Chyba Devastator. Driller nie ma broni dystansowej, która jest tak ważna w walce z kimś tak potężnym w walce wręcz jak Devastator. Macki Drillera i działko Shockwave'a to za mało.
Zgadza się Driller ma za mało uzbrojenia.
Dewastator spokojnie pokonał by Drillera i Shockwave'a!
Shockwave z komisku i anime by wygrał spokojnie.
Ta C..i...pp...K...a z filmu nie dałaby rady :/
Oryginalny Shockwave zmieniał się w wielkie działo więc problemów by nie miał. To jest też mój ulubiony decepticon i transformer wiec nie jestem obiektywny ;)

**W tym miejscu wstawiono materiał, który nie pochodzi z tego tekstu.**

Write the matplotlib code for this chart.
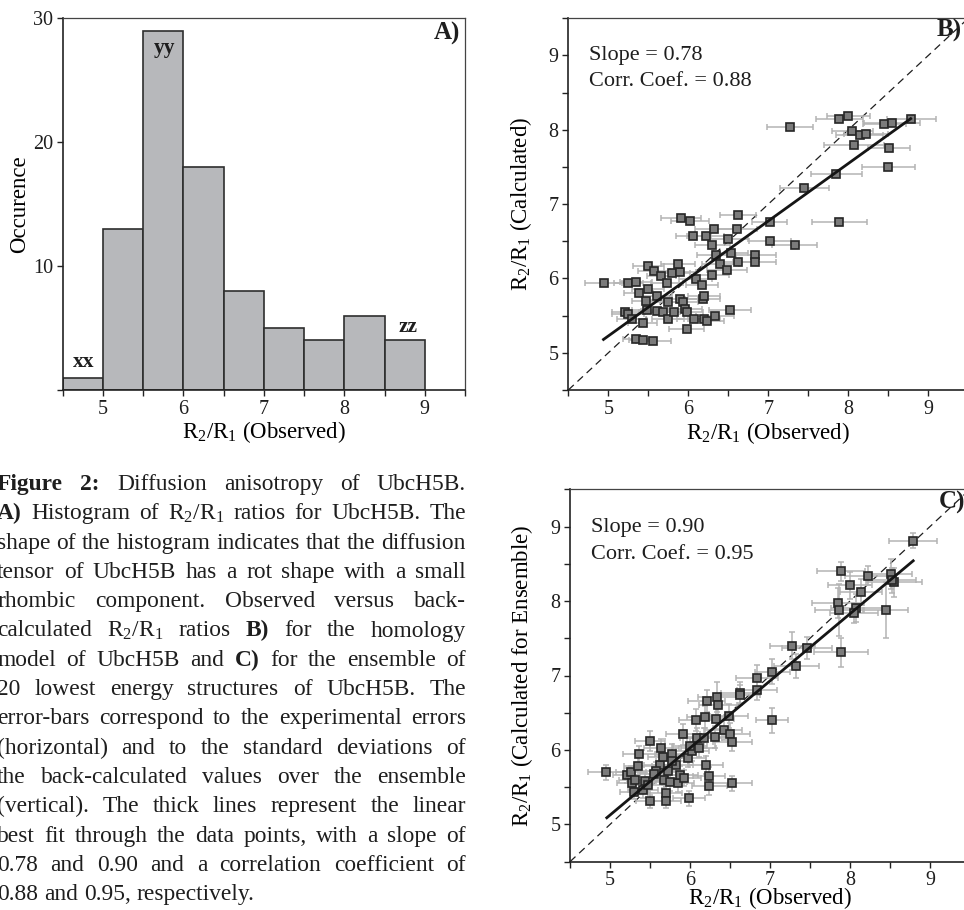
import matplotlib
matplotlib.use("Agg")
import matplotlib.pyplot as plt
import numpy as np

plt.rcParams['font.family'] = ['Liberation Serif', 'DejaVu Serif']
plt.rcParams['mathtext.fontset'] = 'custom'
plt.rcParams['mathtext.rm'] = 'Liberation Serif'
plt.rcParams['mathtext.it'] = 'Liberation Serif:italic'
plt.rcParams['mathtext.bf'] = 'Liberation Serif:bold'
plt.rcParams['text.color'] = '#1e1e1e'

# ---- data ----
# panel A: histogram of R2/R1
bin_edges = [4.5, 5.0, 5.5, 6.0, 6.5, 7.0, 7.5, 8.0, 8.5, 9.0]
counts = [1, 13, 29, 18, 8, 5, 4, 6, 4]

# panel B: observed vs calculated (homology model), horizontal errors only
obs_b = [4.94, 5.25, 5.35, 5.50, 5.57, 5.66, 5.80, 5.90, 5.87, 5.73, 5.38, 5.49, 5.47, 5.61,
         5.91, 6.02, 6.06, 6.22, 6.32, 6.30, 6.50, 6.62, 6.61, 6.35, 6.53, 6.40, 6.62, 6.83,
         6.83, 6.48, 6.29, 6.09, 6.17, 7.02, 7.02, 7.33, 7.45, 7.85, 7.89, 7.27, 7.89, 8.00,
         8.05, 8.14, 8.22, 8.07, 8.45, 8.55, 8.79, 8.51, 8.50, 5.21, 5.25, 5.29, 5.43, 5.35,
         5.43, 5.56, 5.48, 5.61, 5.68, 5.75, 5.75, 5.82, 5.90, 5.93, 5.96, 5.98, 5.98, 6.07,
         6.18, 6.19, 6.23, 6.33, 6.52, 6.19]
calc_b = [5.94, 5.94, 5.95, 6.17, 6.10, 6.03, 6.07, 6.09, 6.20, 5.94, 5.81, 5.86, 5.70, 5.76,
          6.82, 6.77, 6.57, 6.57, 6.66, 6.45, 6.53, 6.85, 6.66, 6.31, 6.34, 6.20, 6.22, 6.31,
          6.22, 6.11, 6.05, 5.99, 5.91, 6.76, 6.51, 6.45, 7.22, 7.41, 6.76, 8.04, 8.14, 8.18,
          7.99, 7.93, 7.94, 7.79, 8.08, 8.09, 8.14, 7.76, 7.50, 5.55, 5.52, 5.46, 5.40, 5.19,
          5.17, 5.16, 5.58, 5.56, 5.55, 5.46, 5.69, 5.55, 5.72, 5.68, 5.59, 5.55, 5.32, 5.45,
          5.72, 5.46, 5.43, 5.49, 5.58, 5.76]
xerr_b = [0.23, 0.18, 0.20, 0.19, 0.20, 0.18, 0.22, 0.20, 0.21, 0.20, 0.18, 0.20, 0.17, 0.19,
          0.25, 0.24, 0.22, 0.23, 0.24, 0.22, 0.25, 0.22, 0.25, 0.24, 0.22, 0.23, 0.24, 0.26,
          0.27, 0.25, 0.22, 0.21, 0.20, 0.22, 0.26, 0.28, 0.31, 0.32, 0.34, 0.29, 0.30, 0.27,
          0.26, 0.29, 0.28, 0.38, 0.27, 0.35, 0.30, 0.26, 0.33, 0.17, 0.20, 0.18, 0.18, 0.16,
          0.17, 0.22, 0.19, 0.20, 0.22, 0.20, 0.21, 0.20, 0.22, 0.19, 0.21, 0.20, 0.22, 0.21,
          0.22, 0.20, 0.21, 0.24, 0.26, 0.20]
fit_x_b = [4.94, 8.78]
fit_y_b = [5.18, 8.15]

# panel C: observed vs calculated for the ensemble
obs_c = [4.95, 5.21, 5.26, 5.27, 5.31, 5.30, 5.35, 5.36, 5.44, 5.41, 5.47, 5.50, 5.50, 5.63,
         5.64, 5.66, 5.67, 5.70, 5.70, 5.75, 5.77, 5.83, 5.85, 5.88, 5.91, 5.98, 5.99, 6.03,
         6.08, 6.11, 6.09, 6.19, 6.18, 6.20, 6.24, 6.24, 6.21, 6.34, 6.35, 6.33, 6.31, 6.42,
         6.49, 6.50, 6.53, 6.52, 6.63, 6.63, 6.84, 6.84, 7.03, 7.03, 7.28, 7.46, 7.33, 7.89,
         7.85, 7.86, 7.89, 8.00, 8.14, 8.08, 8.05, 8.22, 8.51, 8.55, 8.52, 8.45, 8.79, 5.58,
         5.72, 5.93, 6.00, 5.55, 5.78]
calc_c = [5.70, 5.66, 5.70, 5.56, 5.60, 5.44, 5.79, 5.94, 5.58, 5.46, 5.53, 5.31, 6.12, 5.80,
          6.03, 5.91, 5.60, 5.42, 5.31, 5.57, 5.95, 5.80, 5.55, 5.67, 6.21, 5.89, 5.35, 5.98,
          6.40, 6.02, 6.16, 6.44, 6.16, 5.80, 5.65, 5.51, 6.66, 6.71, 6.61, 6.42, 6.17, 6.27,
          6.46, 6.22, 6.11, 5.55, 6.77, 6.74, 6.96, 6.81, 7.05, 6.40, 7.40, 7.37, 7.13, 8.40,
          7.97, 7.88, 7.31, 8.21, 8.12, 7.91, 7.84, 8.34, 8.36, 8.25, 8.28, 7.88, 8.81, 5.72,
          5.72, 5.62, 6.05, 5.68, 5.85]
xerr_c = [0.22, 0.17, 0.19, 0.18, 0.20, 0.17, 0.18, 0.20, 0.18, 0.19, 0.20, 0.18, 0.19, 0.20,
          0.22, 0.19, 0.18, 0.20, 0.19, 0.21, 0.20, 0.21, 0.20, 0.22, 0.21, 0.22, 0.20, 0.21,
          0.22, 0.22, 0.21, 0.23, 0.22, 0.21, 0.20, 0.22, 0.23, 0.24, 0.24, 0.22, 0.23, 0.23,
          0.24, 0.25, 0.24, 0.26, 0.24, 0.25, 0.26, 0.25, 0.22, 0.20, 0.28, 0.31, 0.28, 0.30,
          0.32, 0.30, 0.34, 0.27, 0.26, 0.32, 0.30, 0.28, 0.27, 0.35, 0.30, 0.27, 0.30, 0.19,
          0.20, 0.21, 0.21, 0.18, 0.20]
yerr_c = [0.10, 0.10, 0.09, 0.10, 0.12, 0.10, 0.12, 0.12, 0.11, 0.10, 0.11, 0.09, 0.14, 0.13,
          0.12, 0.12, 0.11, 0.10, 0.09, 0.12, 0.13, 0.13, 0.12, 0.11, 0.14, 0.12, 0.10, 0.13,
          0.15, 0.12, 0.14, 0.15, 0.13, 0.12, 0.12, 0.11, 0.15, 0.20, 0.14, 0.14, 0.15, 0.13,
          0.16, 0.14, 0.13, 0.10, 0.14, 0.13, 0.18, 0.14, 0.17, 0.17, 0.18, 0.15, 0.16, 0.13,
          0.20, 0.35, 0.19, 0.18, 0.18, 0.19, 0.14, 0.13, 0.20, 0.20, 0.17, 0.38, 0.10, 0.12,
          0.13, 0.11, 0.13, 0.12, 0.14]
fit_x_c = [4.96, 8.79]
fit_y_c = [5.09, 8.54]

caption_lines = [
    "Figure 2: Diffusion anisotropy of UbcH5B.",
    "A) Histogram of R$_2$/R$_1$ ratios for UbcH5B. The",
    "shape of the histogram indicates that the diffusion",
    "tensor of UbcH5B has a rot shape with a small",
    "rhombic component. Observed versus back-",
    "calculated R$_2$/R$_1$ ratios B) for the homology",
    "model of UbcH5B and C) for the ensemble of",
    "20 lowest energy structures of UbcH5B. The",
    "error-bars correspond to the experimental errors",
    "(horizontal) and to the standard deviations of",
    "the back-calculated values over the ensemble",
    "(vertical). The thick lines represent the linear",
    "best fit through the data points, with a slope of",
    "0.78 and 0.90 and a correlation coefficient of",
    "0.88 and 0.95, respectively.",
]
bold_words = {(0, "Figure"), (0, "2:"), (1, "A)"), (5, "B)"), (6, "C)")}

W, H = 964, 910
fig = plt.figure(figsize=(W / 100, H / 100), dpi=100)

TICK_FS = 14.5
LABEL_FS = 16.5


def style_axes(ax):
    for s in ['left', 'bottom']:
        ax.spines[s].set_linewidth(1.2)
        ax.spines[s].set_color('#222222')
    for s in ['top', 'right']:
        ax.spines[s].set_linewidth(0.9)
        ax.spines[s].set_color('#444444')
    ax.tick_params(which='both', direction='out', length=4, width=1.0,
                   color='#222222', labelsize=TICK_FS, labelcolor='#1e1e1e',
                   pad=3)


# ---- panel A ----
axA = fig.add_axes([62.7 / W, 1 - 390 / H, 402.3 / W, 371.7 / H])
axA.bar(bin_edges[:-1], counts, width=np.diff(bin_edges), align='edge',
        color='#b7b8bb', edgecolor='#2e2e2e', linewidth=1.2)
axA.set_xlim(4.5, 9.5)
axA.set_ylim(0, 30)
axA.set_xticks([5, 6, 7, 8, 9])
axA.set_xticks(np.arange(4.5, 9.51, 0.5), minor=True)
axA.set_yticks([0, 10, 20, 30])
axA.set_yticklabels(['', '10', '20', '30'])
style_axes(axA)
axA.set_xlabel('R$_2$/R$_1$ (Observed)', fontsize=LABEL_FS)
axA.set_ylabel('Occurence', fontsize=LABEL_FS)
axA.xaxis.set_label_coords(0.5, -0.113)
axA.xaxis.label.set_va('center')
axA.yaxis.set_label_coords(-0.108, 0.5)
axA.yaxis.label.set_va('center')
axA.text(4.76, 2.3, 'xx', fontsize=15.5, fontweight='bold', ha='center', va='center')
axA.text(5.77, 27.6, 'yy', fontsize=15.5, fontweight='bold', ha='center', va='center')
axA.text(8.79, 5.1, 'zz', fontsize=15.5, fontweight='bold', ha='center', va='center')
axA.text(0.988, 0.958, 'A)', transform=axA.transAxes, fontsize=18,
         fontweight='bold', ha='right', va='center')


def scatter_panel(rect, obs, calc, xerr, yerr, fit_x, fit_y, ylabel, tag,
                  slope_txt, corr_txt, ylab_x, xlab_y, tag_y, txt_y):
    ax = fig.add_axes(rect)
    ax.plot([4.5, 9.5], [4.5, 9.5], color='#1e1e1e', lw=0.9,
            dashes=(6, 4), zorder=1)
    ax.errorbar(obs, calc, xerr=xerr, yerr=yerr, fmt='none', ecolor='#b4b4b4',
                elinewidth=1.1, capsize=2.5, capthick=1.1, zorder=2)
    ax.plot(obs, calc, 's', ms=6.2, mfc='#7b7b7b', mec='#262626', mew=1.2,
            zorder=3)
    ax.plot(fit_x, fit_y, color='#151515', lw=2.0, zorder=4)
    ax.set_xlim(4.5, 9.5)
    ax.set_ylim(4.5, 9.5)
    ax.set_xticks([5, 6, 7, 8, 9])
    ax.set_yticks([5, 6, 7, 8, 9])
    ax.set_xticks(np.arange(4.5, 9.51, 0.5), minor=True)
    ax.set_yticks(np.arange(4.5, 9.51, 0.5), minor=True)
    style_axes(ax)
    ax.set_xlabel('R$_2$/R$_1$ (Observed)', fontsize=LABEL_FS)
    ax.set_ylabel(ylabel, fontsize=LABEL_FS)
    ax.xaxis.set_label_coords(0.5, xlab_y)
    ax.xaxis.label.set_va('center')
    ax.yaxis.set_label_coords(ylab_x, 0.5)
    ax.yaxis.label.set_va('center')
    ax.text(4.76, txt_y[0], slope_txt, fontsize=16, ha='left', va='center')
    ax.text(4.76, txt_y[1], corr_txt, fontsize=16, ha='left', va='center')
    ax.text(9.11, tag_y, tag, fontsize=18, fontweight='bold', ha='left',
            va='center', clip_on=False)
    return ax


scatter_panel([568.3 / W, 1 - 390 / H, 400 / W, 371.7 / H], obs_b, calc_b,
              xerr_b, None, fit_x_b, fit_y_b, 'R$_2$/R$_1$ (Calculated)', 'B)',
              'Slope = 0.78', 'Corr. Coef. = 0.88', -0.117, -0.116, 9.34,
              (9.0, 8.65))
scatter_panel([570 / W, 1 - 861.7 / H, 400 / W, 372.4 / H], obs_c, calc_c,
              xerr_c, yerr_c, fit_x_c, fit_y_c,
              'R$_2$/R$_1$ (Calculated for Ensemble)', 'C)',
              'Slope = 0.90', 'Corr. Coef. = 0.95', -0.12, -0.097, 9.33,
              (8.99, 8.62))

# ---- caption, justified between two pixel edges ----
left_px, right_px = -3, 466
base0, step = 490, 29.3
renderer = fig.canvas.get_renderer()


def make_line(i, line, fs):
    arts = []
    for w in line.split(' '):
        fw = 'bold' if (i, w) in bold_words else 'normal'
        arts.append(fig.text(0, 1 - (base0 + i * step) / H, w, fontsize=fs,
                             fontweight=fw, ha='left', va='baseline',
                             color='#1e1e1e'))
    return arts


# pick the font size so the tightest line fits with normal word spacing
probe = fig.text(0, 0, 'a a', fontsize=10)
probe2 = fig.text(0, 0, 'aa', fontsize=10)
space10 = (probe.get_window_extent(renderer).width
           - probe2.get_window_extent(renderer).width)
probe.remove()
probe2.remove()
natural = []
for i, line in enumerate(caption_lines[:-1]):
    arts = make_line(i, line, 10)
    ws = sum(a.get_window_extent(renderer).width for a in arts)
    natural.append(ws + space10 * (len(arts) - 1))
    for a in arts:
        a.remove()
CAP_FS = 10 * (right_px - left_px) / max(natural)

for i, line in enumerate(caption_lines):
    arts = make_line(i, line, CAP_FS)
    widths = [a.get_window_extent(renderer).width for a in arts]
    if i == len(caption_lines) - 1:
        gap = space10 * CAP_FS / 10
    else:
        gap = (right_px - left_px - sum(widths)) / (len(arts) - 1)
    x = left_px
    for a, w in zip(arts, widths):
        a.set_x(x / W)
        x += w + gap

fig.savefig('out.png', dpi=100)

Może i zamieniał się w wielkie działo, ale na pewno nie takiego kalibru żeby rozwalić Devastatora nim ten by go rozerwał na kawałki. Też bardzo lubię Shocka, ale nie przeceniam jego siły.
W komiksie Shockwave skopał megatrona kilka razy i optimusa też, ale dostał cięgi od Scorponoka. Ale fakt, siła tego Decepticona to nie zdolnosci bojowe a raczej zimna kalkulacja i podstęp. Szkoda ze w filmie pominięto te jego monologi.
JEst jeszcze Omega Supreme hehehe. Ale wracając do tematu myśle że Shock jednak byłby zwycięzcą. Devastator jest mało stabilny i często był zpowrotem porozżucany w Constructycony.
bez wątpienia wygrałby Shockwave nawet bez drillera jest on najsilniejszym w całym uniwersum transformerów rozmiar to nie wszystko
ps. czy tylko ja mam wrażenie że decepty zostały dosyć mocno upośledzone w 2 i 3 ??
Shockwave nie był najsilniejszym Transformerem w uniwersum, był najwytrzymalszym (pociski się od niego odbijały z tego co pamiętam). Najsilniejszym był oczywiście Optimus, co udowodniono nam z dziesięć razy w drugiej i trzeciej części (grrrrrr...).
ps. ja też mam takie wrażenie, a nawet jestem tego pewien.